* Goal
Copy nothing but the part that opens with the line containing "Write a Python" and closes with the line containing "off = bar_w / 2". Do not include pictures.
-- Start --
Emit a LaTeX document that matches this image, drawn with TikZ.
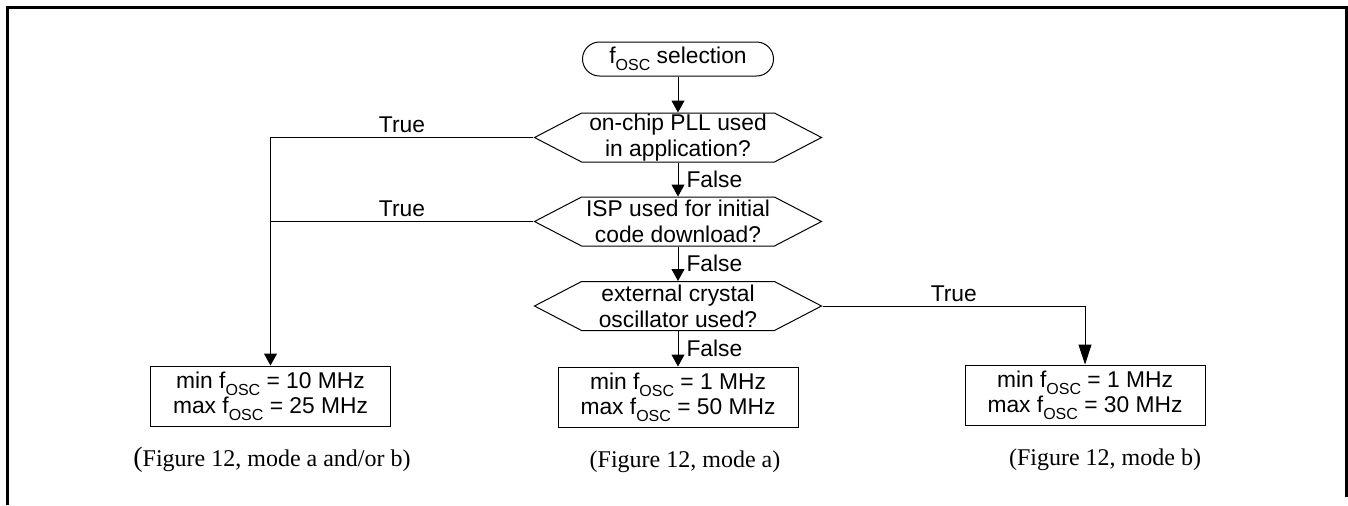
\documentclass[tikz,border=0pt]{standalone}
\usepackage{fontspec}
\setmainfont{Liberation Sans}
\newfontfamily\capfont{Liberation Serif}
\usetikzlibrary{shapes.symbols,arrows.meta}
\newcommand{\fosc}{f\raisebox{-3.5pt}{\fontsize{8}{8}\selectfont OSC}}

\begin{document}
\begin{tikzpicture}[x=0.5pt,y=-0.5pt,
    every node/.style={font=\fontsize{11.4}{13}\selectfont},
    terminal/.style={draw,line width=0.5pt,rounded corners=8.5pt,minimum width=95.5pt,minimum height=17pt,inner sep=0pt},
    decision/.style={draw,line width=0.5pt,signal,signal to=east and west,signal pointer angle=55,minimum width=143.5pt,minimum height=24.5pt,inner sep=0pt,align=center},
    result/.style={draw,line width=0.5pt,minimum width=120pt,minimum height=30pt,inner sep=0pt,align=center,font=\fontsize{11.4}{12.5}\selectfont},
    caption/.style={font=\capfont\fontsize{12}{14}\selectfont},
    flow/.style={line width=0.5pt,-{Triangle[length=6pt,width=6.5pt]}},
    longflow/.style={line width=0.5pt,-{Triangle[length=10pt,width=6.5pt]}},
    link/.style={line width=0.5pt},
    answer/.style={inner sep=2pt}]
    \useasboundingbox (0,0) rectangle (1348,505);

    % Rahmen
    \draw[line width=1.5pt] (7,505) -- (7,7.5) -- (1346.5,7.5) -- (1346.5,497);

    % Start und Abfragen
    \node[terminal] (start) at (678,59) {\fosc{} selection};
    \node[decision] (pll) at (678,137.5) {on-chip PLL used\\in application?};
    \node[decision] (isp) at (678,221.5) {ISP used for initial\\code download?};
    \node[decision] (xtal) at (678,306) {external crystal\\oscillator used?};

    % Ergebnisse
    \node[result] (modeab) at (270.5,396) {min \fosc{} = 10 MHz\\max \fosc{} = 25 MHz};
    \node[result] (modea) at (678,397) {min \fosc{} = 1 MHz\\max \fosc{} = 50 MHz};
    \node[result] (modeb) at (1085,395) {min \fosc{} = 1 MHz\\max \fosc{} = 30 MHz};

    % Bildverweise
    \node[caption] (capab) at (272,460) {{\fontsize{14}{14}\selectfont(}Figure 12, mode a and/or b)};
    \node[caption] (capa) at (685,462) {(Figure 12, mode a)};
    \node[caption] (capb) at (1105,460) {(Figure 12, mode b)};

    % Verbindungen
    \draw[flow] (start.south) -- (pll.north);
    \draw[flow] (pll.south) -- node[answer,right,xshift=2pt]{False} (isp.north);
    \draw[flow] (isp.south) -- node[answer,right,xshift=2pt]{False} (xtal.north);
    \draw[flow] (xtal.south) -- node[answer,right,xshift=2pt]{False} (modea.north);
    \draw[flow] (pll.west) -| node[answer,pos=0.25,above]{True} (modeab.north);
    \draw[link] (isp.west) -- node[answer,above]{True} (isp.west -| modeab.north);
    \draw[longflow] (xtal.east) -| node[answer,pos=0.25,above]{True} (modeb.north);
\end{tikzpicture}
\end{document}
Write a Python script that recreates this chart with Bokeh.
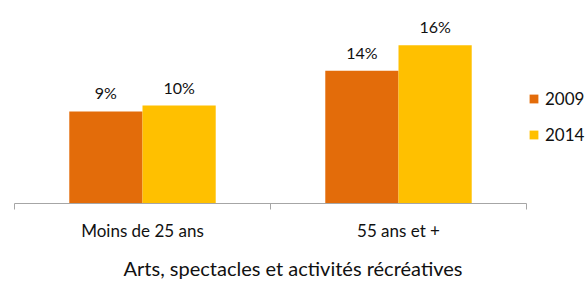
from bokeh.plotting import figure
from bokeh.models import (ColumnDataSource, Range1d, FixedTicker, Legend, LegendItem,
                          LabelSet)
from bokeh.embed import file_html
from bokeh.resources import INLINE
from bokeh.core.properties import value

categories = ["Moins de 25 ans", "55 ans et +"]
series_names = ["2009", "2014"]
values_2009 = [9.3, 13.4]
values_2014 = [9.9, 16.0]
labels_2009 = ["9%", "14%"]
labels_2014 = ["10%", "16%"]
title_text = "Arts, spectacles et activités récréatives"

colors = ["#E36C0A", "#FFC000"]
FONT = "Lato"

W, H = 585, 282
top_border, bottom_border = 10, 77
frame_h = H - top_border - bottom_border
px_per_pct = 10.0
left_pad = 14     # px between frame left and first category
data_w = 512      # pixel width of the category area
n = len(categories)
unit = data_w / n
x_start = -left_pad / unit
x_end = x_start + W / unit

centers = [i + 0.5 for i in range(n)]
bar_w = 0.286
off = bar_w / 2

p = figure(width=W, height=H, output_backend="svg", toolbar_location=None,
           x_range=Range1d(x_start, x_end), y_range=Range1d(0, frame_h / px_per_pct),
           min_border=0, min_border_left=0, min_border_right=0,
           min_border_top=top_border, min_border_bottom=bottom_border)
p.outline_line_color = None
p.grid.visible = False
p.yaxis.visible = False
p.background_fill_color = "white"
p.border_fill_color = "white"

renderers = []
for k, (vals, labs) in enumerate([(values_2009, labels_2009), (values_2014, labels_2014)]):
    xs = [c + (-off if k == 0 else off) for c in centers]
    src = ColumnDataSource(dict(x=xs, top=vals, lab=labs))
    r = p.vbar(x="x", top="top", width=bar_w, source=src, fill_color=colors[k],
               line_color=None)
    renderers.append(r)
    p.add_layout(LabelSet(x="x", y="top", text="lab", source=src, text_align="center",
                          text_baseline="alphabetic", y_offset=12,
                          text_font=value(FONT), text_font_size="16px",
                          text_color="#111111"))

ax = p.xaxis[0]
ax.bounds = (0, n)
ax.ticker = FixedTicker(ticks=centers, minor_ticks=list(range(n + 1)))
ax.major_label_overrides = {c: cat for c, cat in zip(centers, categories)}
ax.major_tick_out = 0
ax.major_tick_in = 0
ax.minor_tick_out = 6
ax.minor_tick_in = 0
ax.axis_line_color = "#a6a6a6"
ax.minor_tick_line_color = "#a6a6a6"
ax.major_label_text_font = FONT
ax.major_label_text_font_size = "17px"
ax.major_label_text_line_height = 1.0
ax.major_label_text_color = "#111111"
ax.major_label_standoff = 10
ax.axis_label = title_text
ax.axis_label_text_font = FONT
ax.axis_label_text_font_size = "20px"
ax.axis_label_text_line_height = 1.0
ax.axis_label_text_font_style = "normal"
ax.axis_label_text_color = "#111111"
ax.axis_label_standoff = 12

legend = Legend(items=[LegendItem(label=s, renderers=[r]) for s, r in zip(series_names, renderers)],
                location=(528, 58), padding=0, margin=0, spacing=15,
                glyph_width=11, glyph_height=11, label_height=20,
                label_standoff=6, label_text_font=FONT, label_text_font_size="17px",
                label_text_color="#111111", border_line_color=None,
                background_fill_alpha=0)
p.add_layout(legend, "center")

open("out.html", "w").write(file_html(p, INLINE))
-- End --
* Expected answer
Write a Python script that recreates this chart with Bokeh.
from bokeh.plotting import figure
from bokeh.models import (ColumnDataSource, Range1d, FixedTicker, Legend, LegendItem,
                          LabelSet)
from bokeh.embed import file_html
from bokeh.resources import INLINE
from bokeh.core.properties import value

categories = ["Moins de 25 ans", "55 ans et +"]
series_names = ["2009", "2014"]
values_2009 = [9.3, 13.4]
values_2014 = [9.9, 16.0]
labels_2009 = ["9%", "14%"]
labels_2014 = ["10%", "16%"]
title_text = "Arts, spectacles et activités récréatives"

colors = ["#E36C0A", "#FFC000"]
FONT = "Lato"

W, H = 585, 282
top_border, bottom_border = 10, 77
frame_h = H - top_border - bottom_border
px_per_pct = 10.0
left_pad = 14     # px between frame left and first category
data_w = 512      # pixel width of the category area
n = len(categories)
unit = data_w / n
x_start = -left_pad / unit
x_end = x_start + W / unit

centers = [i + 0.5 for i in range(n)]
bar_w = 0.286
off = bar_w / 2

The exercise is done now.